There are a few ways to interpret "Berzerk." It is definitely a left-field choice in the context of current rap radio; from a stylistic POV, the return of the blonde hair and the pop culture references suggest he's going back to the basics of his own career. Sonically, the retro obsession is odd; beyond being Caucasian, and a known Beastie Boys fan, there isn't really a link between Em and the sounds of the early '80s. It's certainly an unexpected maneuver; if we're being optimistic, he's resetting the conversation to year zero.

And this is a particular strength of Rubin's. One of his recent projects was Black Sabbath's comeback 13, which ended up debuting at No. 1 on Billboard "Back in the day," Rubin told the Daily Beast, "Black Sabbath was essentially a jam band. That's how they wrote.
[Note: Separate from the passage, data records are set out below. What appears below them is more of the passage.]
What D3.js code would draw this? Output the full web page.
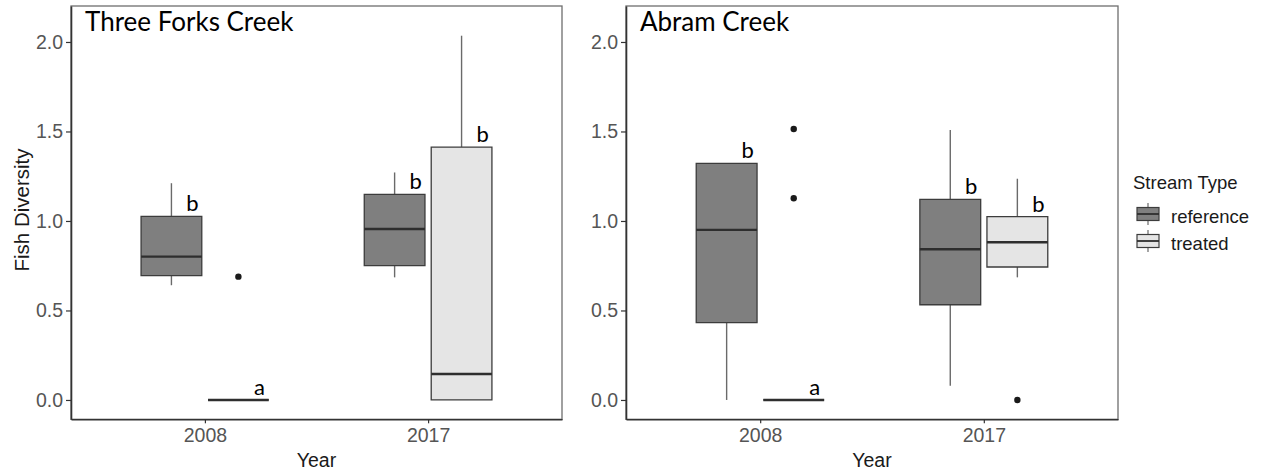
<!DOCTYPE html>
<html>
<head>
<meta charset="utf-8">
<script src="https://cdn.jsdelivr.net/npm/d3@7"></script>
<style>
  html, body { margin: 0; padding: 0; background: #fff; }
  svg { display: block; }
</style>
</head>
<body>
<svg id="chart" width="1263" height="473"></svg>
<script>
// Fish diversity by year and stream type, two creeks
const years = ["2008", "2017"];
const streamTypes = ["reference", "treated"];
const yTicks = [0, 0.5, 1.0, 1.5, 2.0];

// Box summaries: [year, type, lowerWhisker, q1, median, q3, upperWhisker]
const threeForksBoxes = [
  ["2008", "reference", 0.641, 0.695, 0.801, 1.026, 1.211],
  ["2008", "treated",   0.0,   0.0,   0.0,   0.0,   0.0],
  ["2017", "reference", 0.685, 0.750, 0.955, 1.149, 1.271],
  ["2017", "treated",   0.0,   0.0,   0.145, 1.413, 2.035]
];
const abramBoxes = [
  ["2008", "reference", 0.0,   0.432, 0.950, 1.322, 1.322],
  ["2008", "treated",   0.0,   0.0,   0.0,   0.0,   0.0],
  ["2017", "reference", 0.080, 0.532, 0.842, 1.121, 1.508],
  ["2017", "treated",   0.685, 0.743, 0.881, 1.024, 1.236]
];

// Outlying points: [year, type, value]
const threeForksOutliers = [["2008", "treated", 0.689]];
const abramOutliers = [
  ["2008", "treated", 1.127],
  ["2008", "treated", 1.514],
  ["2017", "treated", 0.0]
];

// Significance letters: [year, type, letter]
const threeForksLetters = [
  ["2008", "reference", "b"], ["2008", "treated", "a"],
  ["2017", "reference", "b"], ["2017", "treated", "b"]
];
const abramLetters = [
  ["2008", "reference", "b"], ["2008", "treated", "a"],
  ["2017", "reference", "b"], ["2017", "treated", "b"]
];

const panels = [
  { title: "Three Forks Creek", boxes: threeForksBoxes, outliers: threeForksOutliers,
    letters: threeForksLetters, x0: 71, x1: 562, yTitle: "Fish Diversity" },
  { title: "Abram Creek", boxes: abramBoxes, outliers: abramOutliers,
    letters: abramLetters, x0: 626, x1: 1118, yTitle: null }
];

const fills = d3.scaleOrdinal().domain(streamTypes).range(["#7f7f7f", "#e5e5e5"]);
const dodge = d3.scaleOrdinal().domain(streamTypes).range([-0.15, 0.15]);
const boxWidth = 0.272;

const panelTop = 6, panelBottom = 419.3;
const y = d3.scaleLinear().domain([-0.108, 2.201]).range([panelBottom, panelTop]);

const svg = d3.select("#chart");
const tickFont = "Liberation Sans, Arial, sans-serif";
const letterFont = "Lato, Carlito, Calibri, sans-serif";

panels.forEach(p => {
  const x = d3.scalePoint().domain(years).range([p.x0, p.x1]).padding(0.6);
  const step = x.step();
  const cx = (yr, t) => x(yr) + dodge(t) * step;
  const hw = boxWidth * step / 2;

  const g = svg.append("g");

  // panel frame
  g.append("rect")
    .attr("x", p.x0).attr("y", panelTop)
    .attr("width", p.x1 - p.x0).attr("height", panelBottom - panelTop)
    .attr("fill", "none").attr("stroke", "#6e6e6e").attr("stroke-width", 1.3);

  // y axis
  const yAxis = g.append("g")
    .attr("transform", `translate(${p.x0},0)`)
    .call(d3.axisLeft(y).tickValues(yTicks).tickFormat(d3.format(".1f"))
      .tickSize(5).tickSizeOuter(0).tickPadding(3));
  yAxis.select(".domain").attr("stroke", "#333").attr("stroke-width", 1.6);
  yAxis.selectAll(".tick line").attr("stroke", "#333").attr("stroke-width", 1.2);
  yAxis.selectAll(".tick text")
    .attr("fill", "#555").style("font-family", tickFont).style("font-size", "19.5px");

  // x axis
  const xAxis = g.append("g")
    .attr("transform", `translate(0,${panelBottom})`)
    .call(d3.axisBottom(x).tickSize(4).tickSizeOuter(0).tickPadding(5));
  xAxis.select(".domain").attr("stroke", "#333").attr("stroke-width", 1.6);
  xAxis.selectAll(".tick line").attr("stroke", "#333").attr("stroke-width", 1.2);
  xAxis.selectAll(".tick text")
    .attr("fill", "#555").style("font-family", tickFont).style("font-size", "19.5px");

  // axis titles
  g.append("text")
    .attr("x", (p.x0 + p.x1) / 2).attr("y", 466.5)
    .attr("text-anchor", "middle")
    .style("font-family", tickFont).style("font-size", "19.5px").attr("fill", "#1a1a1a")
    .text("Year");
  if (p.yTitle) {
    g.append("text")
      .attr("transform", `translate(29,${(y(0) + y(2)) / 2 - 11}) rotate(-90)`)
      .attr("text-anchor", "middle")
      .style("font-family", tickFont).style("font-size", "20.5px").attr("fill", "#1a1a1a")
      .text(p.yTitle);
  }

  // panel title
  g.append("text")
    .attr("x", p.x0 + 14).attr("y", 31)
    .style("font-family", letterFont).style("font-size", "26px").attr("fill", "#000")
    .text(p.title);

  // whiskers
  g.selectAll(".whisker-hi").data(p.boxes).join("line")
    .attr("x1", d => cx(d[0], d[1])).attr("x2", d => cx(d[0], d[1]))
    .attr("y1", d => y(d[5])).attr("y2", d => y(d[6]))
    .attr("stroke", "#6a6a6a").attr("stroke-width", 1.4);
  g.selectAll(".whisker-lo").data(p.boxes).join("line")
    .attr("x1", d => cx(d[0], d[1])).attr("x2", d => cx(d[0], d[1]))
    .attr("y1", d => y(d[3])).attr("y2", d => y(d[2]))
    .attr("stroke", "#6a6a6a").attr("stroke-width", 1.4);

  // boxes (paths so zero-height boxes still show as a line)
  g.selectAll(".box").data(p.boxes).join("path")
    .attr("d", d => {
      const c = cx(d[0], d[1]);
      return `M${c - hw},${y(d[5])}H${c + hw}V${y(d[3])}H${c - hw}Z`;
    })
    .attr("fill", d => fills(d[1]))
    .attr("stroke", "#3c3c3c").attr("stroke-width", 1.3);

  // medians
  g.selectAll(".median").data(p.boxes).join("line")
    .attr("x1", d => cx(d[0], d[1]) - hw).attr("x2", d => cx(d[0], d[1]) + hw)
    .attr("y1", d => y(d[4])).attr("y2", d => y(d[4]))
    .attr("stroke", "#2e2e2e").attr("stroke-width", 2.4);

  // outliers
  g.selectAll(".outlier").data(p.outliers).join("circle")
    .attr("cx", d => cx(d[0], d[1])).attr("cy", d => y(d[2]))
    .attr("r", 3.2).attr("fill", "#1a1a1a");

  // letters above each box
  const boxTop = (yr, t) => p.boxes.find(b => b[0] === yr && b[1] === t)[5];
  g.selectAll(".letter").data(p.letters).join("text")
    .attr("x", d => cx(d[0], d[1]) + 21)
    .attr("y", d => y(boxTop(d[0], d[1])) - 5)
    .attr("text-anchor", "middle")
    .style("font-family", letterFont).style("font-size", "22px").attr("fill", "#000")
    .text(d => d[2]);
});

// legend
const legend = svg.append("g");
legend.append("text")
  .attr("x", 1133).attr("y", 189)
  .style("font-family", tickFont).style("font-size", "18.5px").attr("fill", "#1a1a1a")
  .text("Stream Type");

const keys = legend.selectAll(".key").data(streamTypes).join("g")
  .attr("transform", (d, i) => `translate(1136,${203 + i * 27})`);
keys.append("line")
  .attr("x1", 12).attr("x2", 12).attr("y1", 0).attr("y2", 22)
  .attr("stroke", "#6a6a6a").attr("stroke-width", 1.2);
keys.append("rect")
  .attr("x", 1).attr("y", 4.5).attr("width", 22).attr("height", 13)
  .attr("fill", d => fills(d)).attr("stroke", "#3c3c3c").attr("stroke-width", 1.2);
keys.append("line")
  .attr("x1", 1).attr("x2", 23).attr("y1", 11).attr("y2", 11)
  .attr("stroke", "#2e2e2e").attr("stroke-width", 1.8);
keys.append("text")
  .attr("x", 35).attr("y", 19.5)
  .style("font-family", tickFont).style("font-size", "18.5px").attr("fill", "#1a1a1a")
  .text(d => d);
</script>
</body>
</html>
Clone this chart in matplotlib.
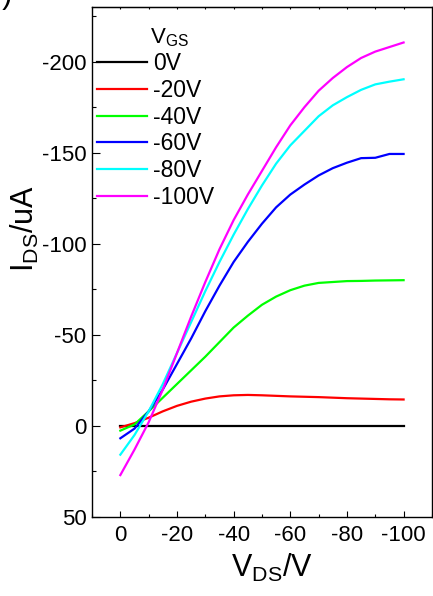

And they had gotten away from that." Rubin's approach had been to bring the group back to the creative engine of their early success—not the literal sound, per se, but the mechanism that made them a band in the first place: jamming.

To Rubin, the artist's time spent as part of industry machinery creates its own problems. Rubin's role isn't to literally turn the artist into a retro act, but to locate the essence of what made their best work. "Slowly, over time, the creative process gets eroded, and it becomes something that’s just a window in the schedule instead of the most important thing that drives the whole train."

When the Daily Beast asked Rubin about working with Johnny Cash, his perspective was enlightening. The producer saw it as a challenge, almost as if he were trying to rescue an artist who had been painted into a corner. "In his mind," says Rubin, "His best work was 25 years before. He'd really given up on himself as a recording artist." 

"People who’ve made a lot of records tend not to make records as good as the ones they made when they’re younger," Rubin continued. "When you’re young and you get to make your first record, or your second record, it’s the most important thing in your life."

Eminem finds himself in a similar predicament. Although he never gave up on his recording career, and commercial success seems inevitable, he faces the challenge of creative reinvention. 

Will Rick Rubin be the anti-Yes-man Eminem needs?